Sun, Qian, Cui, Pei-Xin, Liu, Cun, Peng, Shi-Meng, Alves, Marcelo Eduardo, Zhou, Dong-Mei, Shi, Zhen-Qing, Wang, Yu-Jun
Environmental pollution 2019 v.246 pp. 990-998
antimony, birnessite, electron transfer, manganese, manganese dioxide, oxidation, reaction mechanisms, sorption, spectroscopy
Birnessites are abundant naturally occurring minerals with high sorption and oxidation capacity that could therefore play an important role in antimony (Sb) migration and transformation. There are various types of birnessites in the environment. However, little is known about the similarities and differences in Sb oxidation and sorption on birnessites with different properties. In this study, the behavior of Sb oxidation and sorption on two contrasting birnessites (δ-MnO2 and triclinic birnessite (TrBir)) were investigated via batch and kinetic experiments and various spectroscopic techniques.
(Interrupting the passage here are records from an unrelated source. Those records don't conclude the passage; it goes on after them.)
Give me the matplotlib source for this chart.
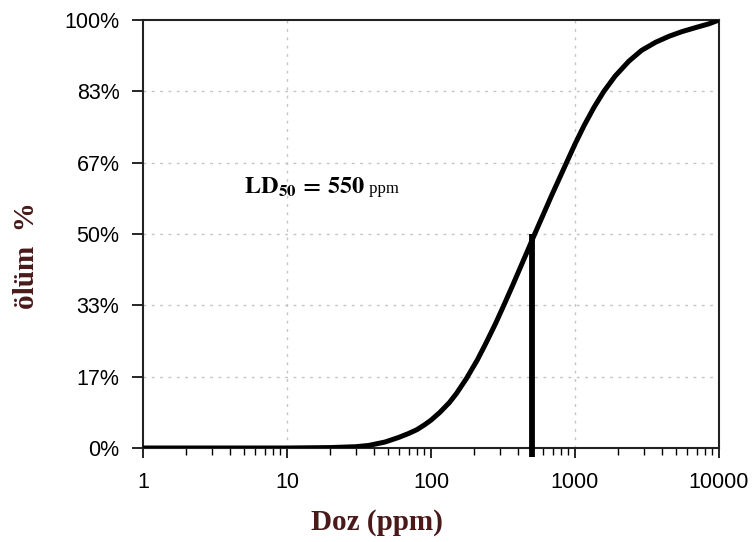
import numpy as np
import matplotlib.pyplot as plt
from matplotlib.ticker import FixedLocator, FixedFormatter, LogLocator, NullFormatter

# Dose (ppm) and mortality (%)
doz = [1, 10, 20, 30, 37, 48, 60, 70, 80, 90, 100, 115, 134, 150, 176, 210,
       240, 280, 321, 370, 420, 470, 525, 627, 690, 760, 885, 1000, 1155,
       1350, 1585, 1900, 2370, 2900, 3630, 4500, 5550, 7000, 8500, 10000]
olum = [0.0, 0.0, 0.1, 0.3, 0.6, 1.4, 2.5, 3.4, 4.3, 5.4, 6.5, 8.3, 10.6,
        12.7, 16.2, 20.6, 24.4, 29.0, 33.4, 38.1, 42.4, 46.2, 50.0, 55.9,
        59.1, 62.2, 67.1, 71.0, 75.3, 79.5, 83.3, 86.9, 90.4, 92.9, 94.8,
        96.2, 97.3, 98.3, 99.1, 100.0]

ld_x, ld_y = 505, 50

x_ticks = [1, 10, 100, 1000, 10000]
x_labels = ["1", "10", "100", "1000", "10000"]
y_ticks = [0, 100 / 6, 200 / 6, 50, 400 / 6, 500 / 6, 100]
y_labels = ["0%", "17%", "33%", "50%", "67%", "83%", "100%"]
grid_x = [10, 1000]

label_color = "#4a1a1a"

fig = plt.figure(figsize=(7.55, 5.42), dpi=100, facecolor="white")
ax = fig.add_axes([143 / 755, 94 / 542, 576 / 755, 428 / 542])

ax.set_xscale("log")
ax.set_xlim(1, 10000)
ax.set_ylim(0, 100)

# grid
for gy in y_ticks[1:-1]:
    ax.axhline(gy, color="#c4c4c4", lw=1.0, ls=(0, (2, 4)), zorder=1)
for gx in grid_x:
    ax.axvline(gx, color="#c4c4c4", lw=1.0, ls=(0, (2, 4)), zorder=1)

# curve and LD50 marker
ax.plot(doz, olum, color="black", lw=3.6, solid_capstyle="butt",
        solid_joinstyle="round", zorder=3)
ax.vlines(ld_x, -2, ld_y, color="black", lw=4.2, clip_on=False, zorder=3)

# ticks
ax.xaxis.set_major_locator(FixedLocator(x_ticks))
ax.xaxis.set_major_formatter(FixedFormatter(x_labels))
ax.xaxis.set_minor_locator(LogLocator(base=10, subs=np.arange(2, 10)))
ax.xaxis.set_minor_formatter(NullFormatter())
ax.yaxis.set_major_locator(FixedLocator(y_ticks))
ax.yaxis.set_major_formatter(FixedFormatter(y_labels))

ax.tick_params(axis="x", which="major", length=7, width=1.2, direction="out", pad=10)
ax.tick_params(axis="x", which="minor", length=5, width=1.0, direction="out")
ax.tick_params(axis="y", which="major", length=8, width=1.2, direction="out", pad=9)
for lbl in ax.get_xticklabels() + ax.get_yticklabels():
    lbl.set_fontfamily("Liberation Sans")
    lbl.set_fontsize(15.5)

for sp in ax.spines.values():
    sp.set_linewidth(1.5)
    sp.set_color("#222222")

# annotation
plt.rcParams["mathtext.fontset"] = "stix"
t = ax.text(0.175, 0.595, r"$\mathbf{LD_{50}}\,\mathbf{=}\,\mathbf{550}$",
            transform=ax.transAxes, fontsize=17.5, color="black",
            ha="left", va="baseline")
ax.annotate(" ppm", xy=(1, 0.06), xycoords=t, fontsize=12,
            fontfamily="Liberation Serif", va="bottom", ha="left")

# axis labels
fig.text(377 / 755, 1 - 522 / 542, "Doz (ppm)", ha="center", va="center",
         fontsize=21, fontweight="bold", fontfamily="Liberation Serif",
         color=label_color)
fig.text(26 / 755, 1 - 256 / 542, "ölüm  %", ha="center", va="center",
         rotation=90, fontsize=21, fontweight="bold",
         fontfamily="Liberation Serif", color=label_color)

plt.savefig("out.png", dpi=100)
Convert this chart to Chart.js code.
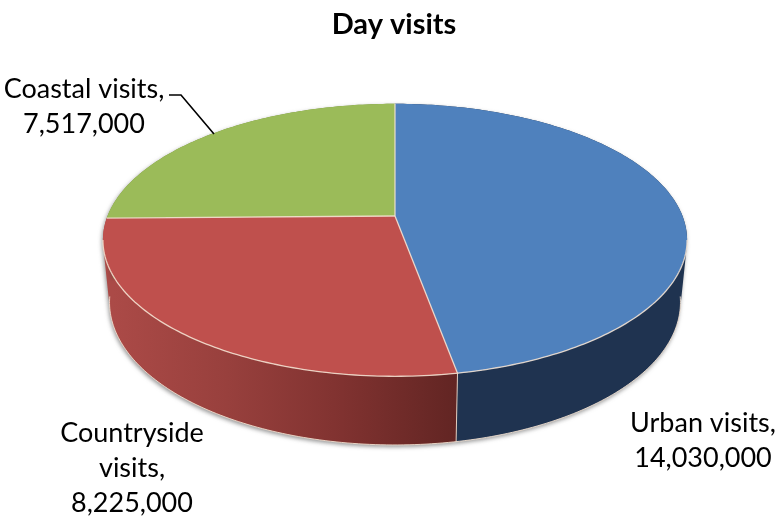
<!DOCTYPE html>
<html>
<head>
<meta charset="utf-8">
<style>
    body { margin: 0; background: #ffffff; }
    canvas { display: block; }
</style>
<script src="https://cdn.jsdelivr.net/npm/chart.js@4/dist/chart.umd.min.js"></script>
</head>
<body>
<canvas id="day_visits" width="776" height="518"></canvas>
<script>
"use strict";
// Data
const chart_title = "Day visits";
const categories = ["Urban visits", "Countryside visits", "Coastal visits"];
const visits = [14030000, 8225000, 7517000];
const label_lines = [
    ["Urban visits,", "14,030,000"],
    ["Countryside", "visits,", "8,225,000"],
    ["Coastal visits,", "7,517,000"],
];

// Styles
const top_colors = ["#4f81bd", "#bf504d", "#9bbb59"];
const side_stops = [
    ["#1e3654", "#1f3350"],
    ["#ab4a47", "#98403d", "#803230", "#622523"],
    ["#76923c", "#76923c"],
];
const label_centers = [[703, 423], [132, 433], [84, 89]];
const label_line_height = 35;
const label_font = "27px Lato";
const leader_line = [[169, 95], [181, 95], [214, 134]];
const edge_color = "rgba(246, 228, 212, 0.85)";

// Perspective of the pie, top face and bottom rim
const top_face = { x: 395, y: 216, a: 287.5, b: 132, c: 0.1765 };
const bottom_rim = { x: 395, y: 277, a: 281, b: 138.3, c: 0.1765 };

function project(face, angle) {
    const u = Math.cos(angle);
    const v = Math.sin(angle);
    const d = 1 - face.c * v;
    return [face.x + face.a * u / d, face.y + face.b * v / d];
}

function traceRim(ctx, face, start, end, move_first) {
    const steps = Math.max(2, Math.ceil(Math.abs(end - start) * 60));
    for (let i = 0; i <= steps; i++) {
        const p = project(face, start + (end - start) * i / steps);
        if (i === 0 && move_first) {
            ctx.moveTo(p[0], p[1]);
        }
        else {
            ctx.lineTo(p[0], p[1]);
        }
    }
}

// Adds the wall of one slice as small quads, so the outline follows the silhouette of the pie
function traceWall(ctx, start, end) {
    const steps = Math.max(2, Math.ceil((end - start) * 60));
    for (let i = 0; i < steps; i++) {
        const a = start + (end - start) * i / steps;
        const b = start + (end - start) * (i + 1) / steps;
        const p1 = project(top_face, a);
        const p2 = project(top_face, b);
        const p3 = project(bottom_rim, b);
        const p4 = project(bottom_rim, a);
        // Same winding for every quad, so the path fills as one shape
        const turn = (p2[0] - p1[0]) * (p3[1] - p1[1]) - (p2[1] - p1[1]) * (p3[0] - p1[0]);
        const quad = turn > 0 ? [p1, p2, p3, p4] : [p4, p3, p2, p1];
        ctx.moveTo(quad[0][0], quad[0][1]);
        ctx.lineTo(quad[1][0], quad[1][1]);
        ctx.lineTo(quad[2][0], quad[2][1]);
        ctx.lineTo(quad[3][0], quad[3][1]);
        ctx.closePath();
    }
}

// Draws the arcs of the pie in perspective, with the angles the library computed
const pie_3d = {
    id: "pie3d",
    beforeDatasetsDraw(chart) {
        const ctx = chart.ctx;
        const arcs = chart.getDatasetMeta(0).data;
        const c = top_face.c;
        ctx.save();

        // Side walls
        arcs.forEach(function (arc, index) {
            const stops = side_stops[index];
            const first = project(bottom_rim, arc.endAngle)[0];
            const last = project(bottom_rim, arc.startAngle)[0];
            const gradient = ctx.createLinearGradient(Math.min(first, last), 0, Math.max(first, last), 0);
            stops.forEach(function (stop, i) {
                gradient.addColorStop(i / (stops.length - 1), stop);
            });
            ctx.save();
            ctx.shadowColor = "rgba(60, 60, 60, 0.55)";
            ctx.shadowBlur = 4;
            ctx.shadowOffsetY = 2;
            ctx.shadowOffsetX = -1;
            ctx.beginPath();
            traceWall(ctx, arc.startAngle, arc.endAngle);
            ctx.fillStyle = gradient;
            ctx.fill();
            ctx.restore();
        });

        // Light line on the bottom rim
        ctx.strokeStyle = edge_color;
        ctx.lineWidth = 1;
        ctx.beginPath();
        traceRim(ctx, bottom_rim, Math.asin(c) - 0.04, Math.PI - Math.asin(c) + 0.04, true);
        ctx.stroke();

        // Wall edges between slices
        arcs.forEach(function (arc) {
            if (Math.sin(arc.endAngle) > c) {
                const p = project(top_face, arc.endAngle);
                const q = project(bottom_rim, arc.endAngle);
                ctx.beginPath();
                ctx.moveTo(p[0], p[1]);
                ctx.lineTo(q[0], q[1]);
                ctx.stroke();
            }
        });

        // Top faces
        arcs.forEach(function (arc, index) {
            ctx.beginPath();
            ctx.moveTo(top_face.x, top_face.y);
            traceRim(ctx, top_face, arc.startAngle, arc.endAngle, false);
            ctx.closePath();
            ctx.fillStyle = top_colors[index];
            ctx.fill();
        });

        // Light lines between slices and on the front of the top rim
        ctx.strokeStyle = edge_color;
        ctx.lineWidth = 1.3;
        arcs.forEach(function (arc) {
            const p = project(top_face, arc.startAngle);
            ctx.beginPath();
            ctx.moveTo(top_face.x, top_face.y);
            ctx.lineTo(p[0], p[1]);
            ctx.stroke();
        });
        ctx.beginPath();
        traceRim(ctx, top_face, Math.asin(c), Math.PI - Math.asin(c), true);
        ctx.stroke();

        ctx.restore();
        return false; // The library's flat arcs are replaced by the ones above
    },
    afterDraw(chart) {
        const ctx = chart.ctx;
        ctx.save();
        // Leader Line
        ctx.strokeStyle = "#000000";
        ctx.lineWidth = 1.6;
        ctx.beginPath();
        leader_line.forEach(function (point, i) {
            if (i === 0) {
                ctx.moveTo(point[0], point[1]);
            }
            else {
                ctx.lineTo(point[0], point[1]);
            }
        });
        ctx.stroke();
        // Labels
        ctx.fillStyle = "#000000";
        ctx.font = label_font;
        ctx.textAlign = "center";
        ctx.textBaseline = "middle";
        label_lines.forEach(function (lines, index) {
            lines.forEach(function (line, i) {
                ctx.fillText(line, label_centers[index][0], label_centers[index][1] + i * label_line_height);
            });
        });
        ctx.restore();
    },
};

new Chart(document.getElementById("day_visits"), {
    type: "pie",
    data: {
        labels: categories,
        datasets: [{
            data: visits,
            backgroundColor: top_colors,
            clip: false,
        }],
    },
    options: {
        responsive: false,
        animation: false,
        layout: {
            padding: { left: 12, top: 7 },
        },
        plugins: {
            legend: { display: false },
            tooltip: { enabled: false },
            title: {
                display: true,
                text: chart_title,
                color: "#000000",
                font: { family: "Lato", size: 29, weight: "bold" },
                padding: { top: 0, bottom: 10 },
            },
        },
    },
    plugins: [pie_3d],
});
</script>
</body>
</html>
Our results showed that the reaction mechanisms between Sb and the two birnessites were similar. The edge sites of birnessites were responsible for Sb(III) oxidation. Mn(IV) was reduced to Mn(III) and Mn(II), bound with birnessites and released to the solution, respectively. Because of the rapid rate of electron transfer of adsorbed Sb(III) to birnessites, the only Sb species on δ-MnO2 after the oxidation reaction was Sb(V). Sb(V) was adsorbed at the edge sites of birnessites by replacing the OH group of birnessites, forming corner-sharing complexes with birnessites. However, the Sb sorption and oxidation capacities of the two birnessites were significantly different. Poorly-crystallized δ-MnO2 exhibited a much higher oxidation and sorption capacity than well-crystallized TrBir because the former had many more edge sites than the latter. This study reveals the general mechanism of the reaction between Sb and birnessite and indicates that birnessite with a high number of edge sites would exhibit a huge capacity in Sb oxidation and sorption.